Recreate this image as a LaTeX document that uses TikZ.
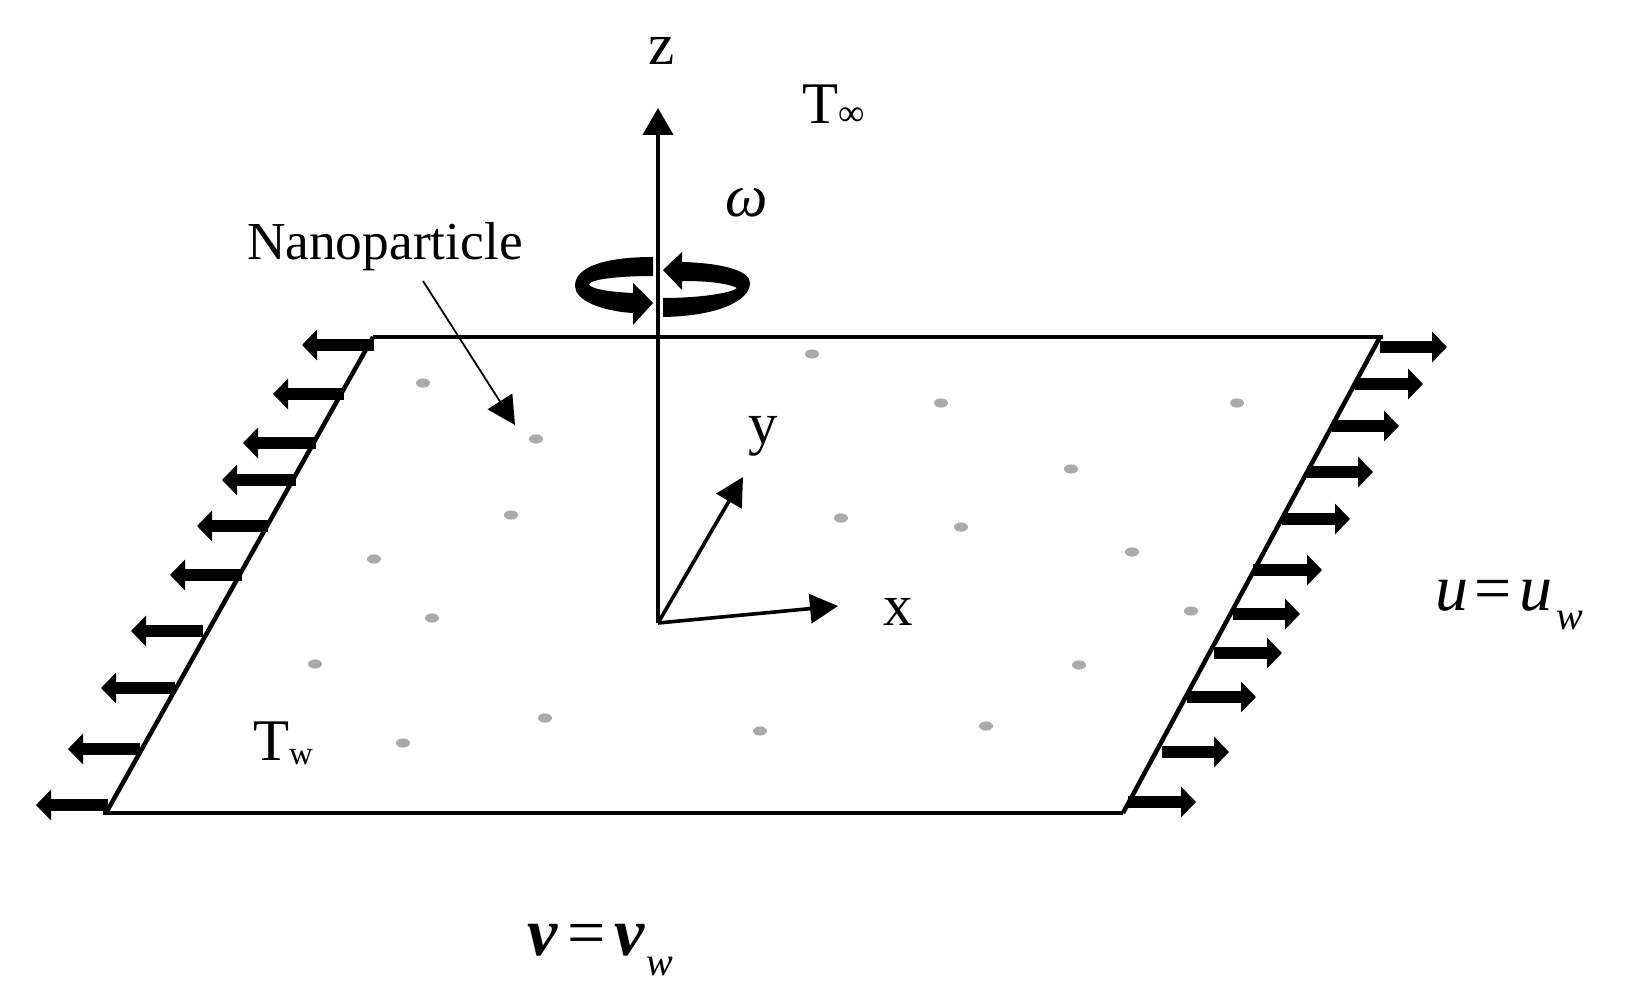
\documentclass[tikz,border=0pt]{standalone}
\usepackage{fontspec}
\setmainfont{Liberation Serif}
\usetikzlibrary{arrows.meta}
\definecolor{dotgray}{RGB}{170,170,170}
\newcommand{\fsz}[1]{\fontsize{#1}{#1}\selectfont}
\tikzset{
  plate/.style={line width=2.25pt},
  axisz/.style={line width=2.25pt,-{Triangle[length=13.5pt,width=15pt]}},
  axisxy/.style={line width=1.8pt,-{Triangle[length=14pt,width=14.5pt]}},
  flow/.style={line width=6.25pt,-{Triangle[length=7.5pt,width=15pt]}},
  pointer/.style={line width=0.9pt,-{Triangle[length=14pt,width=14.5pt]}},
  lbl/.style={inner sep=0pt,outer sep=0pt,anchor=base west},
  particle/.style={fill=dotgray},
}
\begin{document}
\begin{tikzpicture}[x=0.5pt,y=-0.5pt]
\useasboundingbox (0,0) rectangle (1642,989);
% plate
\coordinate (tl) at (373,337);
\coordinate (tlx) at (1383,337);
\coordinate (tr) at (1380,337);
\coordinate (bl) at (106,813);
\coordinate (blx) at (103,813);
\coordinate (br) at (1123,813);
\draw[plate] (tl) -- (tlx);
\draw[plate] (blx) -- (br);
\draw[plate] (tl) -- (bl);
\draw[plate] (tr) -- (br);
% particles
\foreach \x/\y in {423/383,536/439,511/515,374/559,432/618,812/354,941/403,841/518,961/527,
  1071/469,1237/403,1132/552,1191/611,1079/665,986/726,315/664,403/743,545/718,760/731}
  \fill[particle] (\x,\y) ellipse (7 and 4.6);
% flow arrows, right edge
\foreach \a/\b/\y [count=\i] in {1380/1447/347,1355/1423/384,1332/1399/426,1307/1373/472,1282/1350/519,
  1253/1322/570,1233/1300/614,1214/1282/653,1187/1256/697,1162/1229/752,1128/1196/802}{
  \coordinate (ra\i) at (\a,\y);
  \coordinate (rb\i) at (\b,\y);
  \draw[flow] (ra\i) -- (rb\i);
}
% flow arrows, left edge
\foreach \a/\b/\y [count=\i] in {374/302/345,344/273/394,316/243/443,296/222/480,268/197/526,
  242/170/575,203/131/631,175/101/688,140/68/749,108/36/805}{
  \coordinate (la\i) at (\a,\y);
  \coordinate (lb\i) at (\b,\y);
  \draw[flow] (la\i) -- (lb\i);
}
% axes
\coordinate (o) at (658,623);
\coordinate (zt) at (658,108);
\coordinate (yt) at (743,477);
\coordinate (xt) at (838,606);
\draw[axisz] (o) -- (zt);
\draw[axisxy] (o) -- (yt);
\draw[axisxy] (o) -- (xt);
% rotation symbol
\fill (653,257) .. controls (610,257) and (575,265) .. (575,286)
  .. controls (575,300) and (600,311) .. (633,313) -- (633,325) -- (653,303) -- (633,283) -- (633,293)
  .. controls (610,292) and (590,289) .. (589,284)
  .. controls (592,279) and (620,276) .. (653,276) -- cycle;
\fill (663,270) -- (682,252) -- (682,262)
  .. controls (720,263) and (750,270) .. (750,283)
  .. controls (750,300) and (720,316) .. (663,317) -- (663,298)
  .. controls (700,298) and (732,293) .. (737,288)
  .. controls (725,282) and (700,281) .. (682,281) -- (682,290) -- cycle;
% labels
\node[lbl] (zl) at (648,65) {\fsz{29.5}z};
\node[lbl] (tinf) at (802,124) {\fsz{29.5}T\raisebox{-1pt}{\fsz{18.5}∞}};
\node[lbl] (om) at (725,217) {\fsz{30}\textit{ω}};
\node[lbl] (yl) at (748,443) {\fsz{29.5}y};
\node[lbl] (xl) at (883,625) {\fsz{29.5}x};
\node[lbl] (nano) at (247,260) {\fsz{26.7}Nanoparticle};
\node[lbl] (tw) at (253,760) {\fsz{29.5}T\raisebox{-2pt}{\fsz{16.5}w}};
\node[lbl] (uu) at (1435,610) {\fsz{33}\textit{u}\hspace{3pt}=\hspace{4pt}\textit{u}\raisebox{-9.5pt}{\fsz{20}\hspace{2pt}\textit{w}}};
\node[lbl] (vv) at (527,955) {\fsz{34}\textbf{\textit{v}}\hspace{5pt}=\hspace{4pt}\textbf{\textit{v}}\raisebox{-10pt}{\fsz{20}\hspace{1pt}\textit{w}}};
% pointer
\coordinate (pa) at (423,281);
\coordinate (pb) at (515,425);
\draw[pointer] (pa) -- (pb);
\end{tikzpicture}
\end{document}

- - - - -

Print the full listing exactly, dropping the pictures.

FINISHED EXERCISE:
Recreate this image as a LaTeX document that uses TikZ.
\documentclass[tikz,border=0pt]{standalone}
\usepackage{fontspec}
\setmainfont{Liberation Serif}
\usetikzlibrary{arrows.meta}
\definecolor{dotgray}{RGB}{170,170,170}
\newcommand{\fsz}[1]{\fontsize{#1}{#1}\selectfont}
\tikzset{
  plate/.style={line width=2.25pt},
  axisz/.style={line width=2.25pt,-{Triangle[length=13.5pt,width=15pt]}},
  axisxy/.style={line width=1.8pt,-{Triangle[length=14pt,width=14.5pt]}},
  flow/.style={line width=6.25pt,-{Triangle[length=7.5pt,width=15pt]}},
  pointer/.style={line width=0.9pt,-{Triangle[length=14pt,width=14.5pt]}},
  lbl/.style={inner sep=0pt,outer sep=0pt,anchor=base west},
  particle/.style={fill=dotgray},
}
\begin{document}
\begin{tikzpicture}[x=0.5pt,y=-0.5pt]
\useasboundingbox (0,0) rectangle (1642,989);
% plate
\coordinate (tl) at (373,337);
\coordinate (tlx) at (1383,337);
\coordinate (tr) at (1380,337);
\coordinate (bl) at (106,813);
\coordinate (blx) at (103,813);
\coordinate (br) at (1123,813);
\draw[plate] (tl) -- (tlx);
\draw[plate] (blx) -- (br);
\draw[plate] (tl) -- (bl);
\draw[plate] (tr) -- (br);
% particles
\foreach \x/\y in {423/383,536/439,511/515,374/559,432/618,812/354,941/403,841/518,961/527,
  1071/469,1237/403,1132/552,1191/611,1079/665,986/726,315/664,403/743,545/718,760/731}
  \fill[particle] (\x,\y) ellipse (7 and 4.6);
% flow arrows, right edge
\foreach \a/\b/\y [count=\i] in {1380/1447/347,1355/1423/384,1332/1399/426,1307/1373/472,1282/1350/519,
  1253/1322/570,1233/1300/614,1214/1282/653,1187/1256/697,1162/1229/752,1128/1196/802}{
  \coordinate (ra\i) at (\a,\y);
  \coordinate (rb\i) at (\b,\y);
  \draw[flow] (ra\i) -- (rb\i);
}
% flow arrows, left edge
\foreach \a/\b/\y [count=\i] in {374/302/345,344/273/394,316/243/443,296/222/480,268/197/526,
  242/170/575,203/131/631,175/101/688,140/68/749,108/36/805}{
  \coordinate (la\i) at (\a,\y);
  \coordinate (lb\i) at (\b,\y);
  \draw[flow] (la\i) -- (lb\i);
}
% axes
\coordinate (o) at (658,623);
\coordinate (zt) at (658,108);
\coordinate (yt) at (743,477);
\coordinate (xt) at (838,606);
\draw[axisz] (o) -- (zt);
\draw[axisxy] (o) -- (yt);
\draw[axisxy] (o) -- (xt);
% rotation symbol
\fill (653,257) .. controls (610,257) and (575,265) .. (575,286)
  .. controls (575,300) and (600,311) .. (633,313) -- (633,325) -- (653,303) -- (633,283) -- (633,293)
  .. controls (610,292) and (590,289) .. (589,284)
  .. controls (592,279) and (620,276) .. (653,276) -- cycle;
\fill (663,270) -- (682,252) -- (682,262)
  .. controls (720,263) and (750,270) .. (750,283)
  .. controls (750,300) and (720,316) .. (663,317) -- (663,298)
  .. controls (700,298) and (732,293) .. (737,288)
  .. controls (725,282) and (700,281) .. (682,281) -- (682,290) -- cycle;
% labels
\node[lbl] (zl) at (648,65) {\fsz{29.5}z};
\node[lbl] (tinf) at (802,124) {\fsz{29.5}T\raisebox{-1pt}{\fsz{18.5}∞}};
\node[lbl] (om) at (725,217) {\fsz{30}\textit{ω}};
\node[lbl] (yl) at (748,443) {\fsz{29.5}y};
\node[lbl] (xl) at (883,625) {\fsz{29.5}x};
\node[lbl] (nano) at (247,260) {\fsz{26.7}Nanoparticle};
\node[lbl] (tw) at (253,760) {\fsz{29.5}T\raisebox{-2pt}{\fsz{16.5}w}};
\node[lbl] (uu) at (1435,610) {\fsz{33}\textit{u}\hspace{3pt}=\hspace{4pt}\textit{u}\raisebox{-9.5pt}{\fsz{20}\hspace{2pt}\textit{w}}};
\node[lbl] (vv) at (527,955) {\fsz{34}\textbf{\textit{v}}\hspace{5pt}=\hspace{4pt}\textbf{\textit{v}}\raisebox{-10pt}{\fsz{20}\hspace{1pt}\textit{w}}};
% pointer
\coordinate (pa) at (423,281);
\coordinate (pb) at (515,425);
\draw[pointer] (pa) -- (pb);
\end{tikzpicture}
\end{document}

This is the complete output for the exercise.